Execution Configurations#

Ray Data provides a number of configurations that control various aspects of Ray Dataset execution. You can modify these configurations by using ExecutionOptions and DataContext. This guide describes the most important of these configurations and when to use them.

Configuring ExecutionOptions#

The ExecutionOptions class is used to configure options during Ray Dataset execution. To use it, modify the attributes in the current DataContext object’s execution_options. For example:

ctx = ray.data.DataContext.get_current()
ctx.execution_options.verbose_progress = True
  • resource_limits: Set a soft limit on the resource usage during execution. For example, if there are other parts of the code which require some minimum amount of resources, you may want to limit the amount of resources that Ray Data uses. Auto-detected by default.

  • exclude_resources: Amount of resources to exclude from Ray Data. Set this if you have other workloads running on the same cluster. Note:

    • If you’re using Ray Data with Ray Train, training resources are automatically excluded. Otherwise, off by default.

    • For each resource type, you can’t set both resource_limits and exclude_resources.

  • locality_with_output: Set this to prefer running tasks on the same node as the output node (node driving the execution). It can also be set to a list of node ids to spread the outputs across those nodes. This parameter applies to both map() and streaming_split() operations. This setting is useful if you know you are consuming the output data directly on the consumer node (such as for ML training ingest). However, other use cases can incur a performance penalty with this setting. Off by default.

  • preserve_order: Set this to preserve the ordering between blocks processed by operators under the streaming executor. Off by default.

  • actor_locality_enabled: Whether to enable locality-aware task dispatch to actors. This parameter applies to stateful map() operations. This setting is useful if you know you are consuming the output data directly on the consumer node (such as for ML batch inference). However, other use cases can incur a performance penalty with this setting. Off by default.

  • verbose_progress: Whether to report progress individually per operator. By default, only AllToAll operators and global progress is reported. This option is useful for performance debugging. On by default.

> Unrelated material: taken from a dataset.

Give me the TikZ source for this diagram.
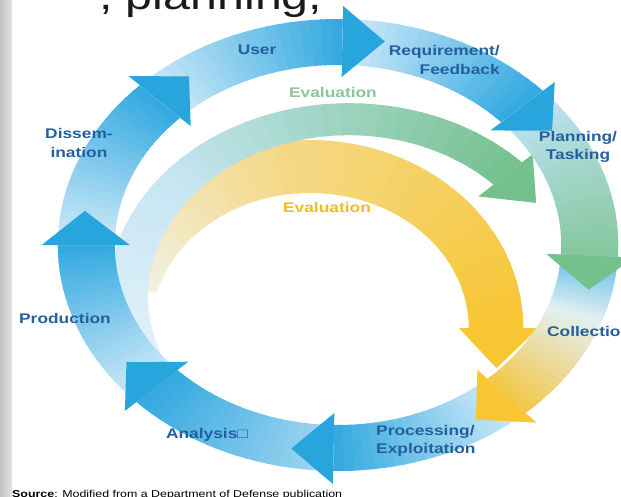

For more details on each of the preceding options, see ExecutionOptions.

Configuring DataContext#

The DataContext class is used to configure more general options for Ray Data usage, such as observability/logging options, error handling/retry behavior, and internal data formats. To use it, modify the attributes in the current DataContext object. For example:

ctx = ray.data.DataContext.get_current()
ctx.verbose_stats_logs = True

Many of the options in DataContext are intended for advanced use cases or debugging, and most users shouldn’t need to modify them. However, some of the most important options are:

  • max_errored_blocks: Max number of blocks that are allowed to have errors, unlimited if negative. This option allows application-level exceptions in block processing tasks. These exceptions may be caused by UDFs (for example, due to corrupted data samples) or IO errors. Data in the failed blocks are dropped. This option can be useful to prevent a long-running job from failing due to a small number of bad blocks. By default, no retries are allowed.

  • write_file_retry_on_errors: A list of sub-strings of error messages that should trigger a retry when writing files. This is useful for handling transient errors when writing to remote storage systems. By default, retries on common transient AWS S3 errors.

  • verbose_stats_logs: Whether stats logs should be verbose. This includes fields such as extra_metrics in the stats output, which are excluded by default. Off by default.

  • log_internal_stack_trace_to_stdout: Whether to include internal Ray Data/Ray Core code stack frames when logging to stdout. The full stack trace is always written to the Ray Data log file. Off by default.

For more details on each of the preceding options, see DataContext.